The big news this week was the Better Housing Coalition's announcement of plans to build a transit-oriented development in Scott's Addition. They purchased the Quality Inn at 3200 W. Broad Street, which is right next to a BRT stop.

From their press release (PDF):

According to President and CEO Greta J. Harris, BHC’s desire is to develop and model a high-quality, mixed-income, mixed-use, Transit-Oriented Development that will afford its future residents (in particular, families of modest income) more housing and school options; and greater access to career opportunities. A Transit Oriented Development, or TOD, is commonly defined as high-density, mixed-use development within walking distance of a transit station.

Transit-oriented development is a big deal and is frequently used as one of the big selling points for transit system expansions like The Pulse. So it's nice to already see some investments being made in the corridor because bus rapid transit is on its way. Plus, at over $30 million, it's no small investment on the Better Housing Coalition's part—it's the largest in the organization's history. They're banking big on transit. This development might be the first bit of TOD, but it certainly won't be the last!

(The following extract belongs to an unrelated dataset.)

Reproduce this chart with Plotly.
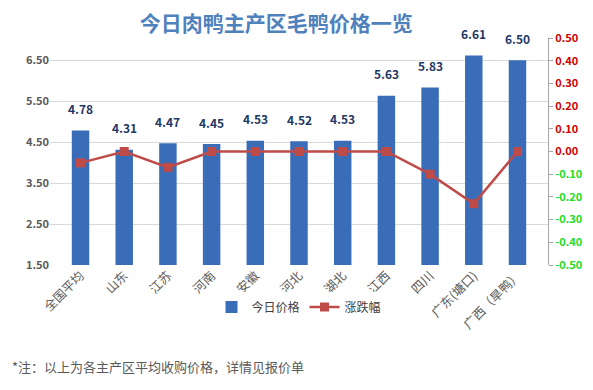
import plotly.graph_objects as go

categories = ["全国平均", "山东", "江苏", "河南", "安徽", "河北", "湖北", "江西", "四川", "广东(塘口)", "广西（旱鸭）"]
prices = [4.78, 4.31, 4.47, 4.45, 4.53, 4.52, 4.53, 5.63, 5.83, 6.61, 6.50]
changes = [-0.05, 0.00, -0.07, 0.00, 0.00, 0.00, 0.00, 0.00, -0.10, -0.23, 0.00]
left_ticks = [1.5, 2.5, 3.5, 4.5, 5.5, 6.5]
right_ticks = [0.5, 0.4, 0.3, 0.2, 0.1, 0.0, -0.1, -0.2, -0.3, -0.4, -0.5]

font_family = "Noto Sans CJK SC, Noto Sans, sans-serif"

fig = go.Figure()
fig.add_trace(go.Bar(
    x=categories, y=prices, name="今日价格",
    marker=dict(color="#3a6db8", line=dict(width=0)),
    width=0.4, yaxis="y",
))
fig.add_trace(go.Scatter(
    x=categories, y=changes, name="涨跌幅", yaxis="y2",
    mode="lines+markers",
    line=dict(color="#bf4b48", width=2.5),
    marker=dict(symbol="square", size=9, color="#bf4b48"),
))

for c, p in zip(categories, prices):
    fig.add_annotation(x=c, y=p, xref="x", yref="y", text=f"<b>{p:.2f}</b>",
                       showarrow=False, yshift=22,
                       font=dict(size=12, color="#1f3864", family=font_family))

right_text = []
for v in right_ticks:
    col = "#d00000" if v >= 0 else "#22dd22"
    right_text.append(f"<span style='color:{col}'><b>{v:.2f}</b></span>")

fig.update_layout(
    width=593, height=390,
    margin=dict(l=50, r=45, t=38, b=125, autoexpand=False),
    paper_bgcolor="white", plot_bgcolor="white",
    font=dict(family=font_family, color="#595959"),
    title=dict(text="<b>今日肉鸭主产区毛鸭价格一览</b>", x=0.466, xanchor="center", y=0.94, yanchor="middle",
               font=dict(size=21, color="#4f81bd", family=font_family)),
    showlegend=True,
    legend=dict(orientation="h", x=0.5, xanchor="center", y=-0.185, yanchor="middle",
                font=dict(size=12, color="#404040")),
    xaxis=dict(tickangle=-45, tickfont=dict(size=12.5, color="#595959"), showline=False,
               ticks="", showgrid=False, automargin=False),
    yaxis=dict(range=[1.5, 7.04], tickvals=left_ticks, ticktext=[f"<b>{v:.2f}</b>" for v in left_ticks],
               tickfont=dict(size=11, color="#595959"), showgrid=True, gridcolor="#d9d9d9",
               zeroline=False, showline=False, automargin=False),
    yaxis2=dict(range=[-0.5, 0.5], overlaying="y", side="right", tickvals=right_ticks,
                ticktext=right_text, tickfont=dict(size=11), showgrid=False, zeroline=False,
                showline=True, linecolor="#a6a6a6", linewidth=1, ticks="outside", ticklen=4,
                tickcolor="#a6a6a6", automargin=False),
)

fig.add_annotation(text="*注：以上为各主产区平均收购价格，详情见报价单", xref="paper", yref="paper",
                   x=-0.08, y=-0.449, xanchor="left", yanchor="middle", showarrow=False,
                   font=dict(size=13, color="#595959", family=font_family))

fig.write_html("out.html", config={"displayModeBar": False},
               post_script="document.body.style.margin='0';document.body.style.padding='0';")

The success of the Pulse and the rise of transit-oriented development around its stations will be critical to advocating for a regional transit system. As development springs up and businesses move in around the Pulse, it'll get easier to push for extending the route further into Henrico County and for building new routes into Chesterfield.


High-speed rail was also in the news around town—especially where to put Richmond's high-speed rail station. There are a couple of options, but it seems like two have bubbled up to the top: 1) Main Street Station + Staples Mill Station or 2) A new station on the Boulevard. Former VCU president Eugene Trani had an editorial in the Richmond Times-Dispatch about why the station should be on the Boulevard. Taber Bain provide the humorous and thoroughly well-thought-out rebuttal. For context, The Virginians For High Speed Rail have previously endorsed the two-station plan involving Main Street Station and Staples Mill Station.

This is your last email-based reminder about the Mayorathon! I hope you will join us next Thursday as we dive deep with the eight mayoral candidates into all sorts of fascinating topics and policies. RSVP right here!


Regional transit plans are springing up at every turn. Nashville somehow got 28 mayors from a 10-county region to all agree on a new, $6 billion regional plan. They haven't got the funds for it yet, but they're working on it!

Meanwhile, in Detroit, folks continue to work toward the adoption of a dedicated funding stream for their proposed regional transit system. It'll be on the ballot this fall. Stressful!

Shhhhhh! The Sonoma-Marin Area Rail Transit Authority wants to ban talking on your cellphone while riding on the train.